The plan aims for tax-free financing—without that, the city says, the project would be substantially more costly—and the city would contract out duties such as construction and building management. But the concept of city government building and operating housing—not done on any large scale since when the NYCHA housing projects were built—has drawn concerns from Councilman Eric Gioia and some housing advocates, who worry about the inefficient nature of such a government-run project.
GIVEN THE COMPLEX nature of the three projects, it’s perhaps not surprising that they have been left to the end of Mr. Bloomberg’s final term; the relatively easier projects with broader consensus topped the list earlier on.
“We’ve moved beyond the low-hanging fruit, and these involve I guess what I would call a more aggressive government position because these are really harder, more involved projects,” said Steve Malanga, a senior fellow at the conservative-leaning Manhattan Institute.

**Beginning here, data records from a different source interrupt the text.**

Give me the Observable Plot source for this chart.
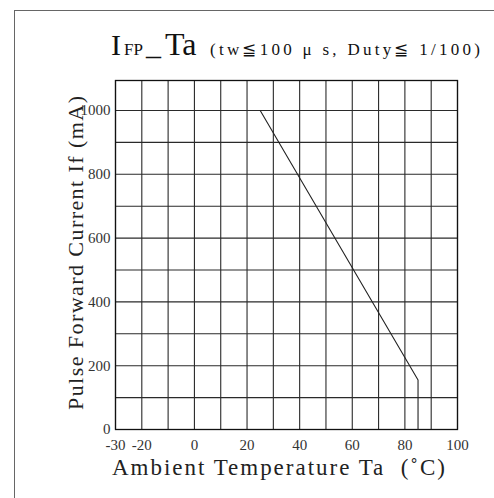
<!DOCTYPE html>
<html>
<head>
<meta charset="utf-8">
<script src="https://cdn.jsdelivr.net/npm/d3@7"></script>
<script src="https://cdn.jsdelivr.net/npm/@observablehq/plot@0.6"></script>
<style>
  html, body { margin: 0; padding: 0; background: #fff; }
  #wrap { position: relative; width: 494px; height: 498px; overflow: hidden; }
  #wrap svg { position: absolute; left: 0; top: 0; }
  .border-top { position: absolute; left: 14px; top: 10px; width: 480px; height: 0; border-top: 1px solid #666; }
  .border-left { position: absolute; left: 14px; top: 10px; width: 0; height: 488px; border-left: 1px solid #666; }
</style>
</head>
<body>
<div id="wrap"><div class="border-top"></div><div class="border-left"></div></div>
<script>
// ---- data ----
const ambientTemp = [25, 85, 85];          // Ta (°C)
const pulseCurrent = [1000, 155, 0];       // If (mA)
const xTickValues = [-30, -20, 0, 20, 40, 60, 80, 100];
const yTickValues = [0, 200, 400, 600, 800, 1000];
const xGridValues = [-30, -20, -10, 0, 10, 20, 30, 40, 50, 60, 70, 80, 90, 100];
const yGridValues = [0, 100, 200, 300, 400, 500, 600, 700, 800, 900, 1000];
const titleMain = ["I", "FP", "_", "Ta"];
const titleSub = "(tw\u2266100\u00a0\u03bc\u00a0s, Duty\u2266 1/100)";
const xLabel = "Ambient Temperature Ta\u00a0\u00a0(\u02daC)";
const yLabel = "Pulse Forward Current If (mA)";

const curve = ambientTemp.map((t, i) => ({t, i: pulseCurrent[i]}));

const serif = "'Liberation Serif', 'Times New Roman', serif";

const chart = Plot.plot({
  width: 494,
  height: 498,
  marginLeft: 115,
  marginRight: 37,
  marginTop: 80,
  marginBottom: 69,
  style: {fontFamily: serif, background: "transparent", overflow: "visible"},
  x: {domain: [-30, 100]},
  y: {domain: [0, 1094]},
  marks: [
    Plot.ruleX(xGridValues, {stroke: "#2a2a2a", strokeWidth: 1.1}),
    Plot.ruleY(yGridValues, {stroke: "#2a2a2a", strokeWidth: 1.1}),
    Plot.frame({stroke: "#111", strokeWidth: 1.3}),
    Plot.axisX({ticks: xTickValues, tickSize: 0, tickPadding: 10, fontSize: 15, label: null, color: "#333", tickFormat: d => String(d)}),
    Plot.axisY({ticks: yTickValues, tickSize: 0, tickPadding: 5, fontSize: 15, label: null, color: "#333", tickFormat: d => String(d)}),
    Plot.line(curve, {x: "t", y: "i", stroke: "#222", strokeWidth: 1.1})
  ]
});

document.getElementById("wrap").appendChild(chart);

// Title and axis labels
const svg = d3.select(chart);
const pieces = [
  {s: titleMain[0], x: 111, size: 30},
  {s: titleMain[1], x: 124, size: 17},
  {s: titleMain[2], x: 146, size: 30},
  {s: titleMain[3], x: 165, size: 32}
];
pieces.forEach(p => {
  svg.append("text")
    .attr("x", p.x).attr("y", 55).attr("text-anchor", "start")
    .attr("font-family", serif).attr("font-size", p.size).attr("fill", "#111")
    .text(p.s);
});
svg.append("text")
  .attr("x", 210).attr("y", 55).attr("text-anchor", "start")
  .attr("font-family", serif).attr("font-size", 17).attr("fill", "#111")
  .attr("textLength", 270).attr("lengthAdjust", "spacing")
  .text(titleSub);

svg.append("text")
  .attr("x", 112).attr("y", 475).attr("text-anchor", "start")
  .attr("font-family", serif).attr("font-size", 23).attr("fill", "#222")
  .attr("textLength", 333).attr("lengthAdjust", "spacing")
  .text(xLabel);

svg.append("text")
  .attr("transform", "translate(83,410) rotate(-90)").attr("text-anchor", "start")
  .attr("font-family", serif).attr("font-size", 22).attr("fill", "#222")
  .attr("textLength", 314).attr("lengthAdjust", "spacing")
  .text(yLabel);
</script>
</body>
</html>
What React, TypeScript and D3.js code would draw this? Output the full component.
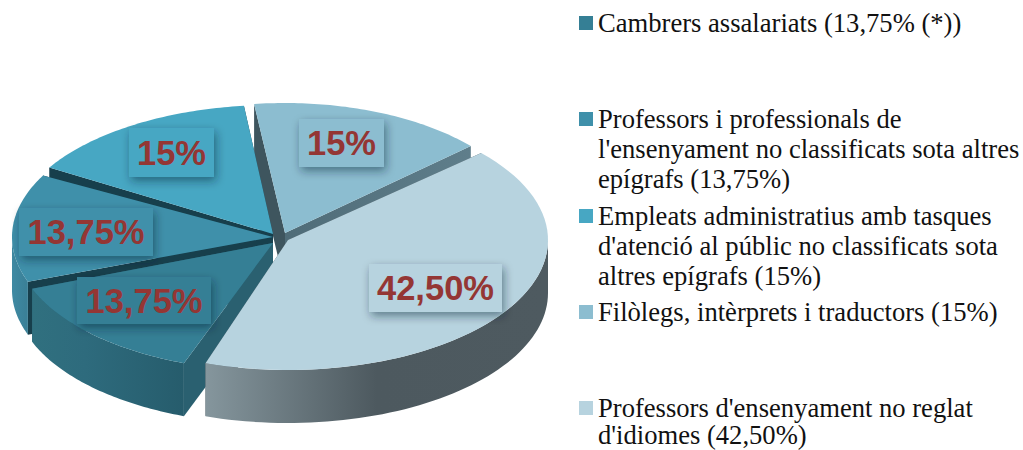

City Hall’s countdown clock also surely has had an effect on the decision to add regulations and restrictions from which the administration once may have shied away. Mr. Lieber has a mandate from his boss to get these projects in the ground before the administration exits at the end of 2009. While Mr. Lieber’s predecessor, Daniel Doctoroff, pushed back against unions and Council members trying to wrest concessions and restrictions on developments such as Willets Point, Mr. Lieber has taken what many involved in discussions describe as a more conciliatory approach, with the aim of forward movement.
Fueling the mad rush to implement is a fear that future mayors will have a new set of priorities and abandon the Bloomberg-era projects. Messrs. Bloomberg and Lieber have both said their goal is to bring projects so far along that they are virtually irreversible. For instance, at Coney Island, the city wants to enshrine the amusement area in parkland, a designation that would require an act of the State Legislature to remove.
“You have to get these things to a point where they have to be able to be self-sustaining thereafter,” Mr. Lieber said, referring to a need to get through the approvals process this term, and thus sign on necessary constituent groups.
Not that there’s an outcry for the administration to back off.
Steven Spinola, president of the Real Estate Board of New York, the city’s major landlord and developer group, said he generally supports the more hands-on approach of the latter-day Bloomberg projects, particularly with Willets Point and Hunter’s Point South. And Kathryn Wylde, president and CEO of the Partnership for New York City, the city’s main business advocacy group, voiced strong support for pushing the projects before the sun sets on the administration.
“I’ve watched these sites sit for so many years,” she said. “I just think that they’re right to try to take advantage of the momentum and to move them, and these projects require significant public investment.”
Of course, obstacles are many. The approvals quest comes as the bulk of the Council eyes different elective offices in 2008 or 2009, and the financial markets hardly lend a dime to developers, casting doubt on whether any ground could be broken even if projects win approval.
At Willets Point, for instance, 30 Council members—a majority—signed a letter on Tuesday saying they were warning of a “doomed fate” for the project unless changes were made, including a greater commitment to below-market-rate housing. Even if its plan makes it through the Council, the city currently plans to select a developer in 2009, and the value of bids would clearly be limited by the inclement lending market.
And at Coney Island, the city still needs to reach a deal with Mr. Sitt, the major landowner, if it is to create a revitalized amusement district under its current plan.
For all, said Mr. Lieber, “the dialogue is ongoing.”